Но этот свет мудрости, которым сиял св. Доминик, был, как мы уже знаем, светом Веры. Следовательно, чтобы выполнить миссию, возложенную на него Данте и к тому же дивно ему соответствующую[334]
, Бонавентура должен оказать доминиканцам ту же услугу, какую только что оказал францисканцам Фома Аквинский: напомнить им о соблюдении их собственного идеала. Сыны св. Доминика исполнены ревностного стремления к Мудрости, подобно их отцу? Они правы! Но «не ради благ, манящих продолжать / нелегкий путь» каноника Генриха Сузо[335], а ради любви к манне небесной Доминик в малое время сделался великим учителем (Рай, XII, 82–85). Стало быть, хвала св. Доминику сплетает воедино две темы – безразличие к земным благам и Мудрость, причем обе берут начало в одном источнике – вере: «Poi con dottrinaè con volere insieme, con I’officcio apostolica si mosse» [ «Потом, познанья вместе с волей двинув, / Он выступил апостольским вождем»] (Рай, XII, 97–98). Во имя этого идеала и св. Бонавентура, в свою очередь, будет критиковать францисканцев, которые, оставив пути св. Франциска, тем самым оставляют и пути св. Доминика. Именно так поступают, к несчастью, спиритуалы и последователи Матфея из Акваспарты: первые ограничивают Правило, вторые теряют его из вида. Что касается меня, добавляет оратор, «Я – душа Бонавентуры из Баньореджо, который в великих трудах всегда ставил земные заботы на второе место» (Рай, XII, 127–129; в стихотворном переводе М. Лозинского: «Я жизнь Бонавентуры, минорита /из Баньореджо; мне мой труд был свят, / И всё, что слева, было мной забыто»). И далее он представляет окружающих его Учителей, причем в этом сонме Иоахим Флорский занимает место, аналогичное месту Сигера Брабанского среди спутников Фомы Аквинского.Если взять песни XI и XII Рая
в том виде, в каком они предстают перед нами, они своей симметричной структурой образуют единый блок и подлежат единому толкованию. Данте написал их для того, чтобы отстоять не первенство духовного, что было бы банальностью, а первенство исключительно духовного призвания нищенствующих орденов, которым Данте поручает напоминать Церкви об исключительно духовном характере ее миссии. Этот второй тезис не только не банален, но и связывается в сознании Данте с его самыми глубокими интересами и самой живой страстью. Общим смыслом, который он вкладывает в только что проанализированные тексты, объясняется их содержание. В самом деле, оба великих ордена должны полностью воздерживаться от погони за земными целями: этого требует их общий идеал. Но при этом тип апостольства, вверенный Данте каждому из них, создает и особого рода обязанности; вот почему Данте властью св. Франциска позволяет себе устами доминиканца напомнить прежде всего о бедности в стремлении к небесным благам, а властью св. Доминика – напомнить устами францисканца прежде всего о духе Мудрости в стремлении к истине, которую являет Вера.Будучи восстановлены в том, что представляется их подлинным смыслом, тексты Данте совсем иначе, нежели это имеет место у о. Мандонне, ставят проблему Сигера Брабанского. О. Мандонне заботит доказательство того, что, поместив Сигера в Рай, Данте вовсе не замышлял «сатиру против доминиканцев или нечто ей подобное»[336]
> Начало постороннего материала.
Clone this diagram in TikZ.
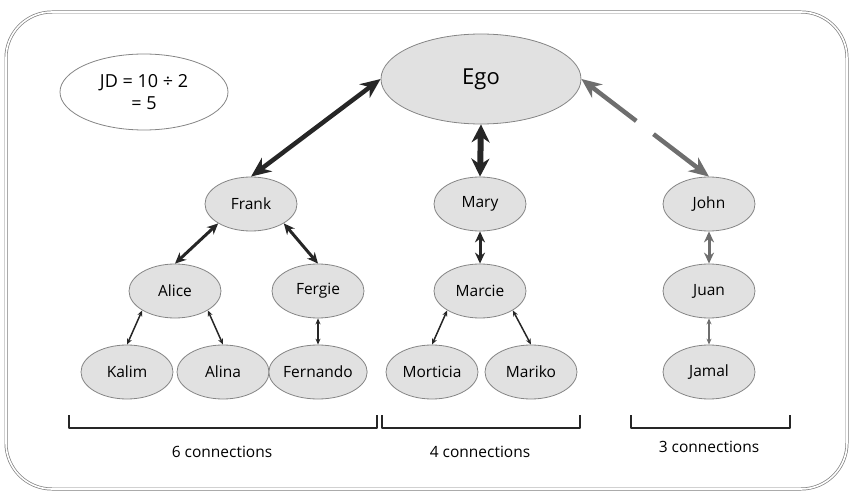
\documentclass[tikz,border=0pt]{standalone}
\usepackage{fontspec}
\setmainfont{Open Sans}
\usetikzlibrary{shapes.geometric,arrows.meta,calc}
\definecolor{nodefill}{HTML}{E1E1E1}
\definecolor{nodeline}{HTML}{858585}
\definecolor{darklink}{HTML}{262626}
\definecolor{greylink}{HTML}{6E6E6E}
\definecolor{framegrey}{HTML}{7E7E7E}

\begin{document}
\begin{tikzpicture}[x=1pt, y=-1pt, line join=round]
        \tikzstyle{every node}=[text=black]
        \tikzstyle{person}=[ellipse, draw=nodeline, line width=0.8pt, fill=nodefill, inner sep=0pt, minimum width=92pt, minimum height=54pt, font=\fontsize{15.5}{18}\selectfont]
        \tikzstyle{tieA}=[line width=4.5pt, {Stealth[length=20pt,width=17pt]}-{Stealth[length=20pt,width=17pt]}]
        \tikzstyle{tieB}=[line width=3pt, {Stealth[length=11pt,width=10pt]}-{Stealth[length=11pt,width=10pt]}]
        \tikzstyle{tieC}=[line width=1.5pt, {Stealth[length=6pt,width=5pt]}-{Stealth[length=6pt,width=5pt]}]
        \tikzstyle{bracket}=[line width=1.4pt, darklink]
        \tikzstyle{count}=[font=\fontsize{15.5}{18}\selectfont]

        \useasboundingbox (0,0) rectangle (851,492);
        \draw [framegrey, line width=0.7pt, double=white, double distance=1.6pt, rounded corners=46pt] (6,12) rectangle (847,489);

        \node [ellipse, draw=nodeline, line width=0.8pt, fill=white, minimum width=168pt, minimum height=76pt, align=center, font=\fontsize{18}{22}\selectfont] (jd) at (144,92) {JD = 10 ÷ 2\\= 5};

        \node [person, minimum width=200pt, minimum height=90pt, font=\fontsize{22}{26}\selectfont] (ego) at (481,79) {Ego};

        \node [person] (frank) at (251,204) {Frank};
        \node [person] (mary) at (480,204) {Mary};
        \node [person] (john) at (709,204) {John};
        \node [person] (alice) at (175,291) {Alice};
        \node [person] (fergie) at (318,291) {Fergie};
        \node [person] (marcie) at (480,291) {Marcie};
        \node [person] (juan) at (709,291) {Juan};
        \node [person] (kalim) at (127,372) {Kalim};
        \node [person] (alina) at (223,372) {Alina};
        \node [person] (fernando) at (318,372) {Fernando};
        \node [person] (morticia) at (432,372) {Morticia};
        \node [person] (mariko) at (531,372) {Mariko};
        \node [person] (jamal) at (709,372) {Jamal};

        \draw [tieA, darklink] (frank.north) -- (ego.west);
        \draw [line width=6pt, darklink, {Stealth[length=18pt,width=18pt]}-{Stealth[length=18pt,width=18pt]}] (ego.south) -- (mary.north);
        \coordinate (gapA) at ($(ego.east)!0.43!(john.north)$);
        \coordinate (gapB) at ($(ego.east)!0.565!(john.north)$);
        \draw [line width=4.5pt, greylink, {Stealth[length=20pt,width=17pt]}-] (ego.east) -- (gapA);
        \draw [line width=4.5pt, greylink, -{Stealth[length=20pt,width=17pt]}] (gapB) -- (john.north);

        \draw [tieB, darklink] (frank.south west) -- (alice.north);
        \draw [tieB, darklink] (frank.south east) -- (fergie.north);
        \draw [tieB, darklink] (mary.south) -- (marcie.north);
        \draw [tieB, greylink] (john.south) -- (juan.north);

        \draw [tieC, darklink] (alice.south west) -- (kalim.north);
        \draw [tieC, darklink] (alice.south east) -- (alina.north);
        \draw [tieC, darklink] (fergie.south) -- (fernando.north);
        \draw [tieC, darklink] (marcie.south west) -- (morticia.north);
        \draw [tieC, darklink] (marcie.south east) -- (mariko.north);
        \draw [tieC, greylink] (juan.south) -- (jamal.north);

        \draw [bracket] (69,415) -- (69,428) -- (377,428) -- (377,415);
        \draw [bracket] (382,415) -- (382,428) -- (580,428) -- (580,415);
        \draw [bracket] (631,415) -- (631,428) -- (790,428) -- (790,415);
        \node [count] (six) at (222,452) {6 connections};
        \node [count] (four) at (480,452) {4 connections};
        \node [count] (three) at (709,447) {3 connections};
    \end{tikzpicture}
\end{document}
. В подтверждение этого пункта о. Мандонне постарался показать, что Данте не мог чинить препятствий ордену, к которому в действительности питал «глубокую симпатию». Мог ли он оказать ему бо́льшую честь, нежели отождествить голос св. Фомы с голосом Беатриче? Правда, Данте, казалось бы, обвиняет орден в пренебрежении Мудростью откровения ради культивирования мирских наук, но в этом он противоречит сам себе, и эта небольшая несообразность нисколько не умаляет его восхищения доминиканцами. Стало быть, он вовсе не потому заставляет Фому Аквинского произносить хвалу Сигеру Брабантскому, что испытывает к нему антипатию, что и требовалось доказать.